▶ [Given instruction]
Reproduce, character for character, the lines below from the first through the one with "p.image_rgba(image=[img], x=0, y=0, dw=W, dh=H)". Leave pictures out.
↓
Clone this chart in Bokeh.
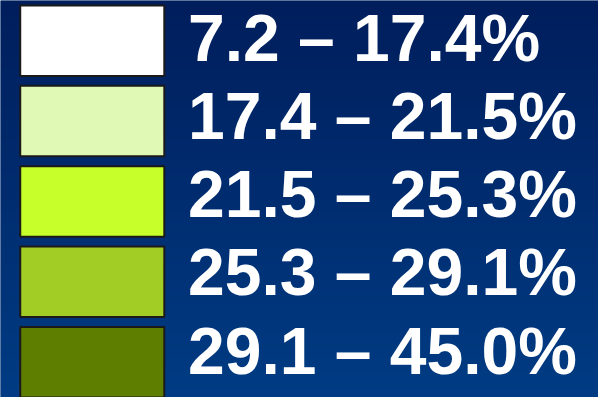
import numpy as np
from bokeh.plotting import figure
from bokeh.models import Range1d, ColumnDataSource
from bokeh.core.properties import value
from bokeh.embed import file_html
from bokeh.resources import INLINE

# Legend classes (percent ranges)
range_low = [7.2, 17.4, 21.5, 25.3, 29.1]
range_high = [17.4, 21.5, 25.3, 29.1, 45.0]
class_colors = ["#FFFFFF", "#E0F9B4", "#C6FF2A", "#A2CD24", "#5E7E00"]

labels = [f"{lo:.1f} \u2013 {hi:.1f}%" for lo, hi in zip(range_low, range_high)]

H = 405  # reference frame height; data y = H - pixel row
W = 606

p = figure(width=598, height=397, output_backend="svg", toolbar_location=None,
           x_range=Range1d(0, W), y_range=Range1d(0, H),
           min_border=0, outline_line_color=None)
p.axis.visible = False
p.grid.visible = False
p.background_fill_color = "#002A6E"
p.border_fill_color = "#002A6E"

# vertical gradient background
n = 200
top = np.array([0, 30, 92])
bot = np.array([0, 60, 132])
t = np.linspace(0, 1, n)[:, None]  # row 0 = bottom
cols = (bot * (1 - t) + top * t).astype(np.uint32)
img = np.empty((n, 1), dtype=np.uint32)
view = img.view(dtype=np.uint8).reshape((n, 1, 4))
view[:, :, 0] = cols[:, 0:1]
view[:, :, 1] = cols[:, 1:2]
view[:, :, 2] = cols[:, 2:3]
view[:, :, 3] = 255
p.image_rgba(image=[img], x=0, y=0, dw=W, dh=H)

idx = np.arange(len(labels))
box_top = 5 + 82 * idx
box_bottom = box_top + 72
src = ColumnDataSource(dict(
    left=[20] * len(labels), right=[166] * len(labels),
    top=H - box_top, bottom=H - box_bottom, color=class_colors,
))
p.quad(left="left", right="right", top="top", bottom="bottom", source=src,
       fill_color="color", line_color="#1A1A1A", line_width=2)

# vertical centre of each label's digits
centre = 38 + 79.8 * idx
tsrc = ColumnDataSource(dict(x=[190] * len(labels), y=H - centre, text=labels))
p.text(x="x", y="y", text="text", source=tsrc,
       text_font=value("Liberation Sans"), text_font_style="bold",
       text_font_size="66px", text_color="white",
       text_align="left", text_baseline="middle")

open("out.html", "w").write(file_html(p, INLINE))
↑
▶ [Full output]
Clone this chart in Bokeh.
import numpy as np
from bokeh.plotting import figure
from bokeh.models import Range1d, ColumnDataSource
from bokeh.core.properties import value
from bokeh.embed import file_html
from bokeh.resources import INLINE

# Legend classes (percent ranges)
range_low = [7.2, 17.4, 21.5, 25.3, 29.1]
range_high = [17.4, 21.5, 25.3, 29.1, 45.0]
class_colors = ["#FFFFFF", "#E0F9B4", "#C6FF2A", "#A2CD24", "#5E7E00"]

labels = [f"{lo:.1f} \u2013 {hi:.1f}%" for lo, hi in zip(range_low, range_high)]

H = 405  # reference frame height; data y = H - pixel row
W = 606

p = figure(width=598, height=397, output_backend="svg", toolbar_location=None,
           x_range=Range1d(0, W), y_range=Range1d(0, H),
           min_border=0, outline_line_color=None)
p.axis.visible = False
p.grid.visible = False
p.background_fill_color = "#002A6E"
p.border_fill_color = "#002A6E"

# vertical gradient background
n = 200
top = np.array([0, 30, 92])
bot = np.array([0, 60, 132])
t = np.linspace(0, 1, n)[:, None]  # row 0 = bottom
cols = (bot * (1 - t) + top * t).astype(np.uint32)
img = np.empty((n, 1), dtype=np.uint32)
view = img.view(dtype=np.uint8).reshape((n, 1, 4))
view[:, :, 0] = cols[:, 0:1]
view[:, :, 1] = cols[:, 1:2]
view[:, :, 2] = cols[:, 2:3]
view[:, :, 3] = 255
p.image_rgba(image=[img], x=0, y=0, dw=W, dh=H)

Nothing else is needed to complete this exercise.